I don't know if my recent experience might help you. I am running BI 5, AI Tool, and DeepstackAI on Windows 10 with an Intel i5-4670, 3.4 GHz, 16 GB RAM. I am running 11 cameras - 6 @ .9 megapixel, 3 @ 2 MP, 2 @ 5 MP, all at 10 FPS with substreams. There are also several cloned camras but I don't think those affect resources too much. I'm using Intel hardware acceleration (I think Intel + VPP on most cameras).
Blue Iris reports a total of about 168 MP/s and 4100 Kb/s.
Before enabling substreams I was seeing about 2 second per image in Deepstack and about 30% CPU. After enabling substreams my CPU usage dropped closer to 20%. Deepstack also got a little faster, I assume because Blue Iris was using less CPU. It was running closer to 1 second per image, sometimes a little more, sometimes a little less. I tried using the high/medium/low options when starting Deepstack but never noticed much of a difference in the image processing time at any setting.

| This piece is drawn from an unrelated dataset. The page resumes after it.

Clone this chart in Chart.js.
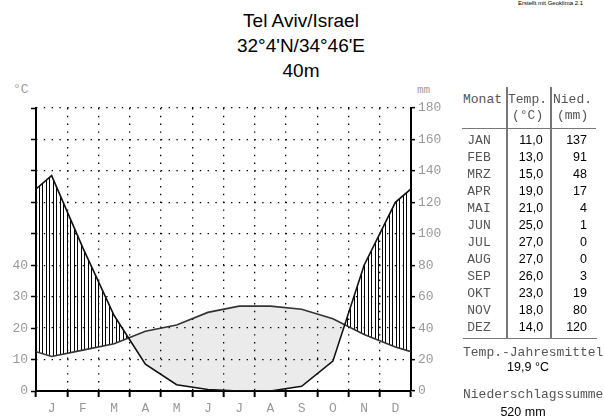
<!DOCTYPE html>
<html>
<head>
<meta charset="utf-8">
<script src="https://cdn.jsdelivr.net/npm/chart.js@4/dist/chart.umd.min.js"></script>
<style>
  html, body { margin: 0; padding: 0; background: #fff; }
  body { width: 604px; height: 420px; position: relative; overflow: hidden; }
  #chartBox { position: absolute; left: 0; top: 70px; width: 450px; height: 350px; }
  .abs { position: absolute; white-space: nowrap; }
  #title { position: absolute; left: 201px; width: 200px; top: 8px; text-align: center;
           font-family: "Liberation Sans", Arial, sans-serif; font-size: 19px; line-height: 25px; color: #000; }
  #credit { left: 518px; top: 0px; font-family: "Liberation Sans", Arial, sans-serif; font-size: 6px; color: #000; }
  .mono { font-family: "Liberation Mono", "Courier New", monospace; font-size: 13px; color: #555; line-height: 17px; }
  .sans { font-family: "Liberation Sans", Arial, sans-serif; font-size: 12.5px; color: #000; line-height: 17px; }
  .unit { font-family: "Liberation Mono", "Courier New", monospace; color: #a0a0a0; }
  .rule { position: absolute; background: #777; }
</style>
</head>
<body>
<div id="title"><div>Tel Aviv/Israel</div><div>32°4'N/34°46'E</div><div>40m</div></div>
<div id="credit" class="abs">Erstellt mit Geoklima 2.1</div>
<div class="abs unit" style="left:13px; top:82px; font-size:13px;">°C</div>
<div class="abs unit" style="left:417px; top:84px; font-size:11px;">mm</div>
<div id="chartBox"><canvas id="c" width="450" height="350"></canvas></div>
<div id="table"></div>
<script>
// ---- data ----
const monthLetters = ['J','F','M','A','M','J','J','A','S','O','N','D'];
const monthNames = ['JAN','FEB','MRZ','APR','MAI','JUN','JUL','AUG','SEP','OKT','NOV','DEZ'];
const temperature = [11.0, 13.0, 15.0, 19.0, 21.0, 25.0, 27.0, 27.0, 26.0, 23.0, 18.0, 14.0];
const precipitation = [137, 91, 48, 17, 4, 1, 0, 0, 3, 19, 80, 120];
const tempTicks = [0, 10, 20, 30, 40];
const precipTicks = [0, 20, 40, 60, 80, 100, 120, 140, 160, 180];
const annualMeanTemp = '19,9 °C';
const annualPrecip = '520 mm';

// ---- helpers ----
function toPoints(arr) {
  const edge = (arr[0] + arr[arr.length - 1]) / 2;
  const pts = [{ x: 0, y: edge }];
  arr.forEach((v, i) => pts.push({ x: i + 0.5, y: v }));
  pts.push({ x: arr.length, y: edge });
  return pts;
}
function fmt1(v) { return v.toFixed(1).replace('.', ','); }

// hatch pattern
const pc = document.createElement('canvas');
pc.width = 7; pc.height = 7;
const pctx = pc.getContext('2d');
pctx.fillStyle = '#000';
pctx.fillRect(0, 0, 1, 7);
pctx.fillRect(4, 0, 1, 7);
const hatch = document.getElementById('c').getContext('2d').createPattern(pc, 'repeat');

const gridDash = [1.4, 6.4];
const tickFont = { family: '"Liberation Mono", "Courier New", monospace', size: 13 };

new Chart(document.getElementById('c'), {
  type: 'line',
  data: {
    datasets: [
      {
        label: 'Niederschlag',
        data: toPoints(precipitation),
        yAxisID: 'yP',
        borderColor: '#111',
        borderWidth: 1.6,
        pointRadius: 0,
        fill: false,
        tension: 0
      },
      {
        label: 'Temperatur',
        data: toPoints(temperature),
        yAxisID: 'yT',
        borderColor: '#333',
        borderWidth: 1.6,
        pointRadius: 0,
        tension: 0,
        fill: { target: 0, above: 'rgba(0,0,0,0.08)', below: hatch }
      }
    ]
  },
  options: {
    responsive: false,
    animation: false,
    devicePixelRatio: 1,
    layout: { padding: { top: 38, left: 0, right: 0, bottom: 0 } },
    plugins: { legend: { display: false }, tooltip: { enabled: false }, title: { display: false } },
    scales: {
      x: {
        type: 'linear', min: 0, max: 12,
        afterFit: s => { s.height = 29; },
        ticks: {
          stepSize: 1, autoSkip: false, maxRotation: 0, labelOffset: 15.6, padding: 4,
          color: '#999', font: tickFont,
          callback: v => monthLetters[v] || ''
        },
        grid: { color: '#000', lineWidth: 1.3, tickLength: 6, tickColor: '#000', tickWidth: 2, drawOnChartArea: true },
        border: { display: true, color: '#000', width: 2, dash: gridDash }
      },
      yT: {
        position: 'left', min: 0, max: 90,
        afterFit: s => { s.width = 36; },
        afterBuildTicks: s => { s.ticks = [0,10,20,30,40,50,60,70,80,90].map(v => ({ value: v })); },
        ticks: {
          color: '#999', font: tickFont, padding: 3,
          callback: v => tempTicks.includes(v) ? String(v) : ''
        },
        grid: { drawOnChartArea: false, tickLength: 5, tickColor: '#000', tickWidth: 1.5 },
        border: { display: true, color: '#000', width: 2 }
      },
      yP: {
        position: 'right', min: 0, max: 180,
        afterFit: s => { s.width = 39; },
        afterBuildTicks: s => { s.ticks = precipTicks.map(v => ({ value: v })); },
        ticks: { color: '#999', font: tickFont, padding: 3 },
        grid: { color: '#000', lineWidth: 1.3, tickLength: 4, tickColor: '#000', tickWidth: 1.5, drawOnChartArea: true },
        border: { display: true, color: '#000', width: 2, dash: gridDash }
      }
    }
  }
});

// ---- table ----
const tbl = document.getElementById('table');
function add(html, cls, style) {
  const d = document.createElement('div');
  d.className = 'abs ' + cls;
  d.style.cssText = style;
  d.textContent = html;
  tbl.appendChild(d);
  return d;
}
add('Monat', 'mono', 'left:463px; top:91px;');
add('Temp.', 'mono', 'left:508px; top:91px;');
add('Nied.', 'mono', 'left:553px; top:91px;');
add('(°C)', 'mono', 'left:512px; top:107px;');
add('(mm)', 'mono', 'left:557px; top:107px;');
monthNames.forEach((m, i) => {
  const top = 131.5 + i * 17;
  add(m, 'mono', 'left:449px; width:60px; text-align:center; top:' + top + 'px;');
  add(fmt1(temperature[i]), 'sans', 'left:505px; width:52px; text-align:center; top:' + top + 'px;');
  add(String(precipitation[i]), 'sans', 'left:547px; width:40px; text-align:right; top:' + top + 'px;');
});
add('Temp.-Jahresmittel', 'mono', 'left:463px; top:344px;');
add(annualMeanTemp, 'sans', 'left:488px; width:80px; text-align:center; top:359px;');
add('Niederschlagssumme', 'mono', 'left:463px; top:386px;');
add(annualPrecip, 'sans', 'left:483px; width:80px; text-align:center; top:404px;');
const rules = [
  'left:506px; top:87px; width:1.5px; height:251px;',
  'left:550px; top:87px; width:1.5px; height:251px;',
  'left:462px; top:128px; width:134px; height:1px;',
  'left:463px; top:338px; width:134px; height:1px;'
];
rules.forEach(r => { const d = document.createElement('div'); d.className = 'rule'; d.style.cssText = r; tbl.appendChild(d); });
</script>
</body>
</html>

I decided to try using Docker Desktop for Windows to run Deepstack. The most profound change in doing this is that there is a huge difference between starting Deepstack with the mode set to high, medium, or low. When running at high it was taking about 2 second per image. When running at medium it was close to 1 second per image. Running at low I am consistently getting 700ms to 900ms image processing times. I don't know if the Windows GUI startup for Deepstack is ignoring the high/medium/low setting or if something else is going on, but the fastest response on my system is definitely running under Docker with Mode=Low.

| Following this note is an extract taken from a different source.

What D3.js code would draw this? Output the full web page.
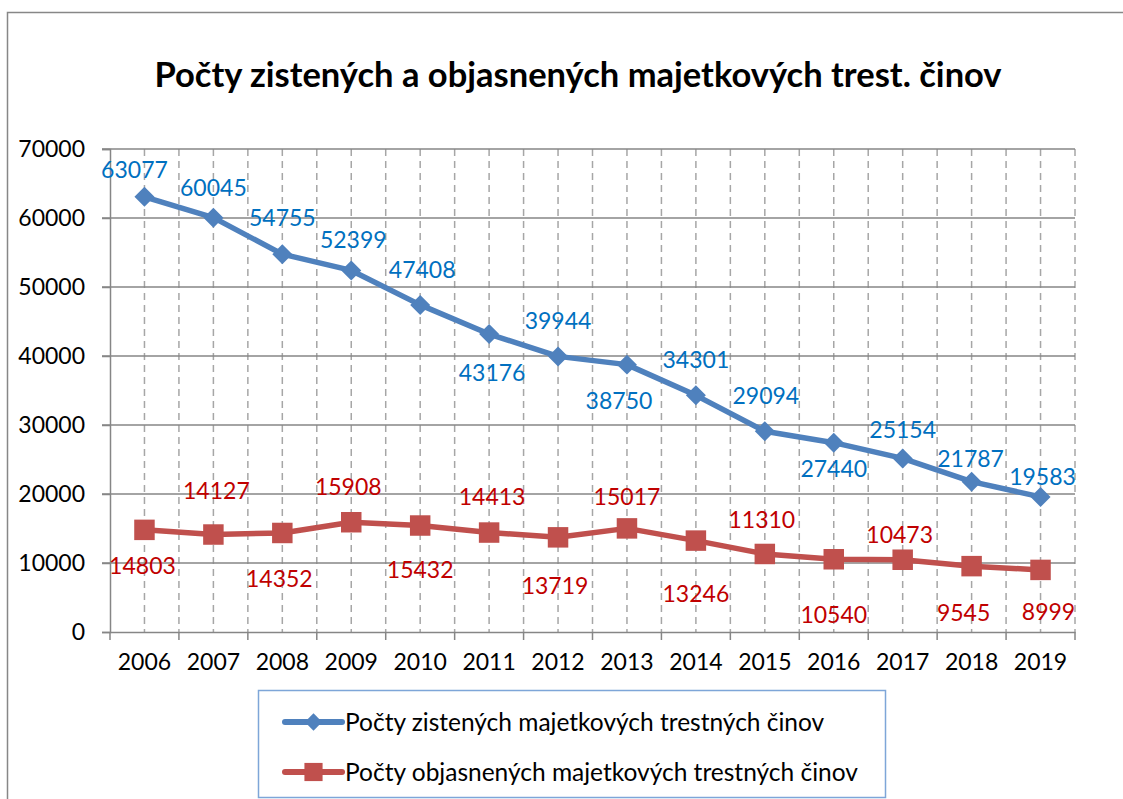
<!DOCTYPE html>
<html>
<head>
<meta charset="utf-8">
<script src="https://cdnjs.cloudflare.com/ajax/libs/d3/7.8.5/d3.min.js"></script>
<style>
  body { margin: 0; background: #fff; }
  svg { font-family: Lato, "Open Sans", sans-serif; }
</style>
</head>
<body>
<div id="chart"></div>
<script>
var years = ["2006", "2007", "2008", "2009", "2010", "2011", "2012", "2013", "2014", "2015", "2016", "2017", "2018", "2019"];
var zistene = [63077, 60045, 54755, 52399, 47408, 43176, 39944, 38750, 34301, 29094, 27440, 25154, 21787, 19583];
var objasnene = [14803, 14127, 14352, 15908, 15432, 14413, 13719, 15017, 13246, 11310, 10540, 10473, 9545, 8999];
var yTicks = [0, 10000, 20000, 30000, 40000, 50000, 60000, 70000];
var seriesNames = ["Počty zistených majetkových trestných činov", "Počty objasnených majetkových trestných činov"];
var title = "Počty zistených a objasnených majetkových trest. činov";

// label offsets (dx, dy) from the marker, as placed in the original
var offZistene = [[-10, -27], [0, -30], [0, -36], [2, -31], [2, -35], [3, 39], [0, -36], [-8, 36], [0, -36], [1, -36], [0, 26], [0, -29], [-1, -23], [2, -20]];
var offObjasnene = [[-2, 36], [3, -44], [-3, 46], [-3, -36], [0, 44], [3, -36], [-3, 48], [0, -32], [0, 53], [-3, -34], [0, 55], [-3, -25], [-8, 47], [8, 42]];

var blue = "#4F81BD", red = "#C0504D";
var blueText = "#0070C0", redText = "#C00000";

var width = 1123, height = 799;
var plot = { left: 110, right: 1075, top: 149, bottom: 632 };

var svg = d3.select("#chart").append("svg")
  .attr("width", width)
  .attr("height", height);

// outer frame of the chart object
svg.append("rect")
  .attr("x", 7.5).attr("y", 12.5)
  .attr("width", 1300).attr("height", 1000)
  .attr("fill", "none")
  .attr("stroke", "#878787")
  .attr("stroke-width", 1.5);

svg.append("text")
  .attr("x", 578).attr("y", 87)
  .attr("text-anchor", "middle")
  .attr("font-size", 34.5)
  .attr("font-weight", "bold")
  .text(title);

var x = d3.scaleBand().domain(years).range([plot.left, plot.right]);
var y = d3.scaleLinear().domain([0, 70000]).range([plot.bottom, plot.top]);
var bw = x.bandwidth();
function cx(i) { return x(years[i]) + bw / 2; }

// vertical dashed gridlines at band centers and band edges
var vlines = [];
years.forEach(function(d, i) {
  vlines.push(x(d) + bw / 2);
  vlines.push(x(d) + bw);
});
svg.append("g").selectAll("line")
  .data(vlines)
  .enter().append("line")
  .attr("x1", (d) => d).attr("x2", (d) => d)
  .attr("y1", plot.top).attr("y2", plot.bottom)
  .attr("stroke", "#a6a6a6")
  .attr("stroke-width", 1.5)
  .attr("stroke-dasharray", "7,5");

// horizontal gridlines
svg.append("g").selectAll("line")
  .data(yTicks.slice(1))
  .enter().append("line")
  .attr("x1", plot.left - 8).attr("x2", plot.right)
  .attr("y1", (d) => y(d)).attr("y2", (d) => y(d))
  .attr("stroke", "#868686")
  .attr("stroke-width", 1.5);

// y axis
var yAxis = d3.axisLeft(y).tickValues(yTicks).tickFormat(d3.format("d")).tickSize(8).tickPadding(17);
var gy = svg.append("g")
  .attr("transform", "translate(" + plot.left + ",0)")
  .call(yAxis);
gy.selectAll("text").attr("font-size", 23).attr("font-family", "Lato").attr("fill", "#000");

// x axis: ticks on band edges
var xAxis = d3.axisBottom(x).tickSize(0).tickPadding(22);
var gx = svg.append("g")
  .attr("transform", "translate(0," + plot.bottom + ")")
  .call(xAxis);
gx.selectAll("text").attr("font-size", 23).attr("font-family", "Lato").attr("fill", "#000");
gx.append("g").selectAll("line")
  .data([plot.left].concat(years.map((d) => x(d) + bw)))
  .enter().append("line")
  .attr("x1", (d) => d).attr("x2", (d) => d)
  .attr("y1", 0).attr("y2", 8)
  .attr("stroke", "#868686")
  .attr("stroke-width", 1.5);
svg.selectAll(".domain").attr("stroke", "#868686").attr("stroke-width", 1.5);
gy.selectAll(".tick line").attr("stroke", "#868686").attr("stroke-width", 1.5);

var line = d3.line()
  .x((d, i) => cx(i))
  .y((d) => y(d));

function drawSeries(values, color, symbolType, size, rotate, textColor, offs) {
  var g = svg.append("g");
  g.append("path")
    .datum(values)
    .attr("fill", "none")
    .attr("stroke", color)
    .attr("stroke-width", 5.5)
    .attr("stroke-linejoin", "round")
    .attr("d", line);
  g.selectAll("path.marker")
    .data(values)
    .enter().append("path")
    .attr("class", "marker")
    .attr("d", d3.symbol(symbolType, size))
    .attr("fill", color)
    .attr("transform", (d, i) => "translate(" + cx(i) + "," + y(d) + ") rotate(" + rotate + ")");
  g.selectAll("text")
    .data(values)
    .enter().append("text")
    .attr("x", (d, i) => cx(i) + offs[i][0])
    .attr("y", (d, i) => y(d) + offs[i][1])
    .attr("dy", "0.36em")
    .attr("text-anchor", "middle")
    .attr("font-size", 23)
    .attr("fill", textColor)
    .text((d) => d);
}

drawSeries(objasnene, red, d3.symbolSquare, 420, 0, redText, offObjasnene);
drawSeries(zistene, blue, d3.symbolSquare, 200, 45, blueText, offZistene);

// legend
var legend = svg.append("g");
legend.append("rect")
  .attr("x", 258.5).attr("y", 690.5)
  .attr("width", 627).attr("height", 107)
  .attr("fill", "#fff")
  .attr("stroke", "#7EA6D8")
  .attr("stroke-width", 1.5);

var legendItems = [
  { name: seriesNames[0], color: blue, type: d3.symbolSquare, size: 150, rotate: 45, y: 722 },
  { name: seriesNames[1], color: red, type: d3.symbolSquare, size: 330, rotate: 0, y: 772 }
];
var li = legend.selectAll("g.item")
  .data(legendItems)
  .enter().append("g")
  .attr("class", "item");
li.append("line")
  .attr("x1", 285).attr("x2", 342)
  .attr("y1", (d) => d.y).attr("y2", (d) => d.y)
  .attr("stroke", (d) => d.color)
  .attr("stroke-width", 6)
  .attr("stroke-linecap", "round");
li.append("path")
  .attr("d", (d) => d3.symbol(d.type, d.size)())
  .attr("fill", (d) => d.color)
  .attr("transform", (d) => "translate(313.5," + d.y + ") rotate(" + d.rotate + ")");
li.append("text")
  .attr("x", 345)
  .attr("y", (d) => d.y)
  .attr("dy", "0.36em")
  .attr("font-size", 24.5)
  .attr("fill", "#000")
  .text((d) => d.name);
</script>
</body>
</html>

I had set the time between BI writing JPEGs to try to avoid a backlog in Deepstack, so originally I only wrote one image every 2 seconds. I am masking all but a small area near my front door so I would sometimes miss alerts if the person moved in and out of the unmasked area fast enough. After switching to substreams I was able to set BI to write a JPEG every 1.3 second. After switching to Deepstack in Docker with Mode=Low I am now able to write a JPEG every second without a backlog and could probably bring that down to .9 seconds without any problem.

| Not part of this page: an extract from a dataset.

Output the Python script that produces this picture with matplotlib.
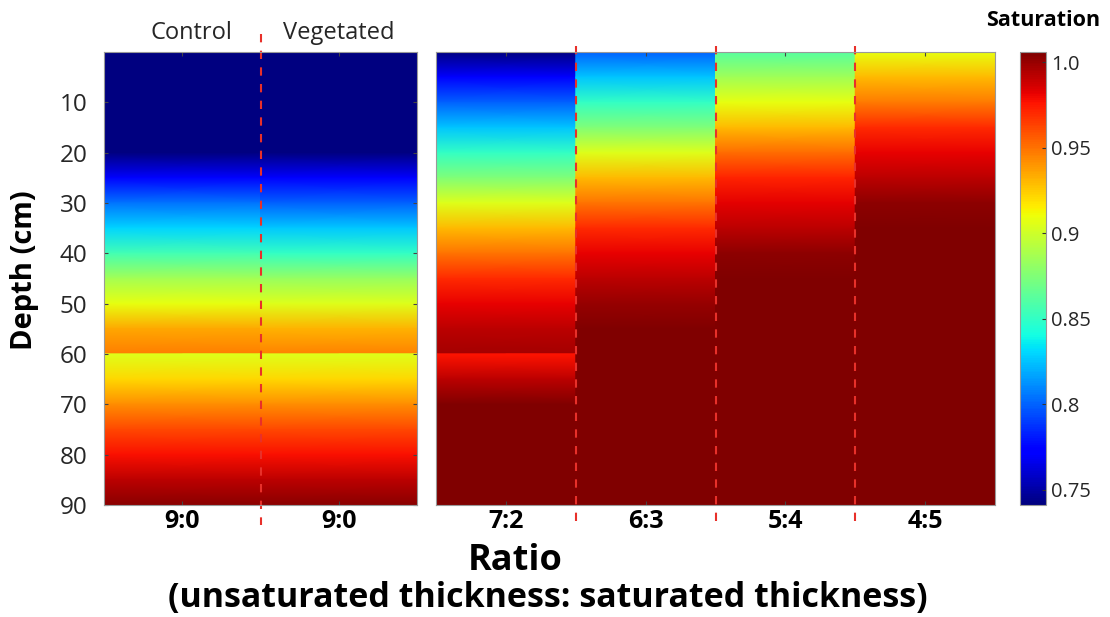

Currently with Deepstack in Docker I'm seeing about 23% total CPU with occasional spikes as high as 40%. Blue Iris is using about 15% of that. The attached image shows the CPU spike when I triggered my camera to write 4 JPEG images two times in a row. CPU jumps to about 80% to 90% total while processing the images.
Also I tried changing the JPEG size from the 5MP main stream image to the VGA substream image and didn't notice a huge difference in response time from Deepstack, so I put it back to the larger size.